[slurm-users] Advice on managing GPU cards using SLURM

Mon Mar 5 08:14:32 MST 2018

Hello,

I'm sure that this question has been asked before. We have recently added some GPU nodes to our SLURM cluster. 

There are 10 nodes each providing 2 * Tesla V100-PCIE-16GB cards
There are 10 nodes each providing 4 * GeForce GTX 1080 Ti cards

I'm aware that the simplest way to manage these resources is to probably setup one or two partitions. Then users would have exclusive access to each of these nodes. 

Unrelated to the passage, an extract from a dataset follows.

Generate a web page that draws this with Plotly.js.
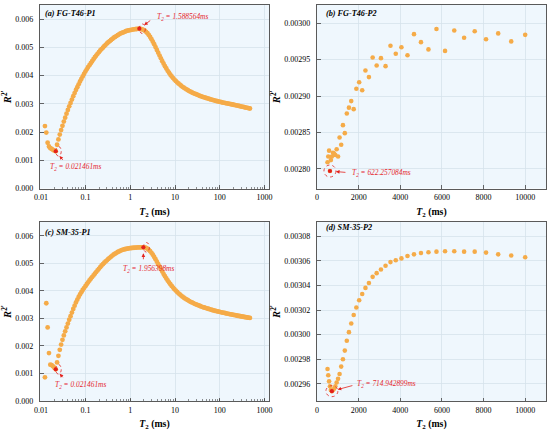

Alternatively, I suspect it's possible to manage all these nodes using a single partition and additionally to allow users to submit multiple jobs to these nodes (let's say they wish to use just one GPU card in a job, for example). Then I would guess that we would have to provide a gres.conf on each of the GPU nodes, (and additionally enable users to use the SLURM "feature" option to specify the card type). The gres.conf file could, presumably, be configured to specify the number and type of GPU cards on each node so that the users could then request the number/type of GPUs without the feature option. 

Also, I suspect we will not want the default QOS to apply to the GPU nodes. I'm not sure if there is a clever way of to specify certain user limits on the partition definition rather than define another QOS. 

Any help or tips on getting the configuration started -- so that the user interface is not too complex -- would be really appreciated, please.

Best regards,
David